Une réglementation (n°B1-12-03 du 28 janvier 2003) précise la composition du minerai : « Des ensembles de muscles striés et de leurs affranchis, y compris les tissus graisseux y attenant provenant de viandes fraîches. » Les affranchis ? Quésaco ? Une note de bas de page nous affranchit, justement : « Les morceaux de viande produits exclusivement lors de la découpe débarrassés des aponévroses [les membranes, NDLR] et des glandes. » Bon appétit…
En théorie, le minerai pourrait résulter d’une démarche écologique consistant à ne pas perdre de bonnes protéines animales pas très présentables dans les rayons d’une boucherie. Sauf que. « Il faut voir ce qui se passe dans les ateliers de découpe avant l’arrivée des vétérinaires, entre 4 h et 6 h du matin, raconte Gilbert Mouthon.

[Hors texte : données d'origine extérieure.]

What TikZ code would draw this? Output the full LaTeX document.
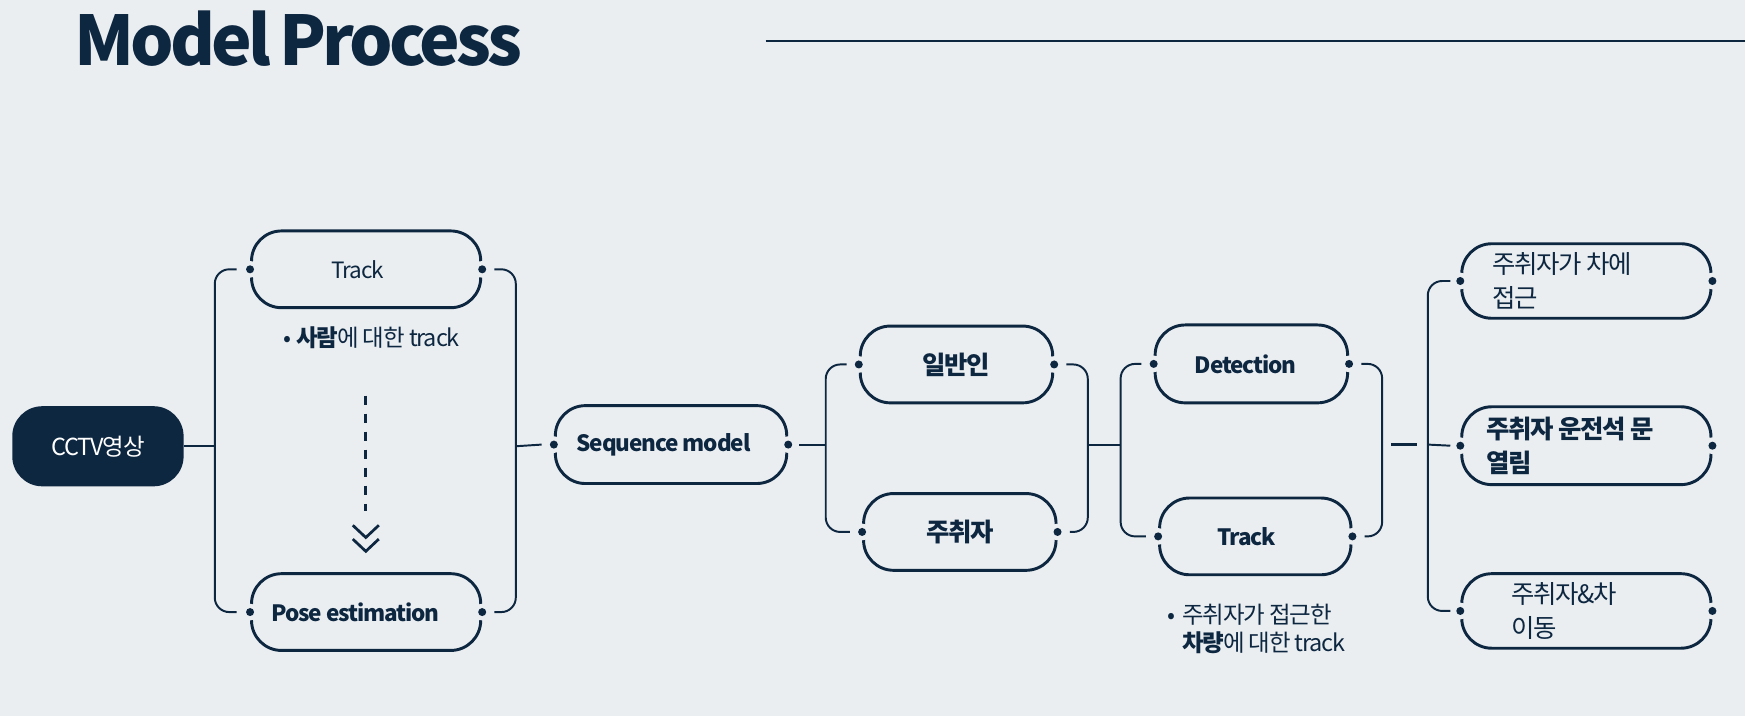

J’ai le souvenir d’avoir accompagné un juge d’instruction au cours d’une perquisition dès potron-minet dans un atelier dont je tairai le nom puisque l’affaire est toujours en cours. Tout ce qui traînait sur le sol après la découpe partait au minerai, après avoir séjourné dans le sang et toutes sortes de déjections. » Vous reprendrez bien un peu de lasagnes ?
En 2007, le scandale du corned-beef produit par l’entreprise angevine Covi avait révélé que, dans ces pains de viande, on pouvait trouver non seulement des aponévroses, des tendons, des nerfs, des bouts de viscères, mais aussi des morceaux de viande marqués par des abcès purulents. « Aucun risque sanitaire, nous avait répondu à l’époque un dirigeant de Covi, la viande est stérilisée ! » À la suite de cette découverte, 750 000 boîtes de corned-beef bas de gamme avaient été retirées du marché, et plusieurs fournisseurs de Covi mis en examen, dont Arcadie Sud Ouest qui a racheté en 2009 l’entreprise Spanghero… aujourd’hui au centre du trafic de viande cheval. Toujours la même mauvaise farce.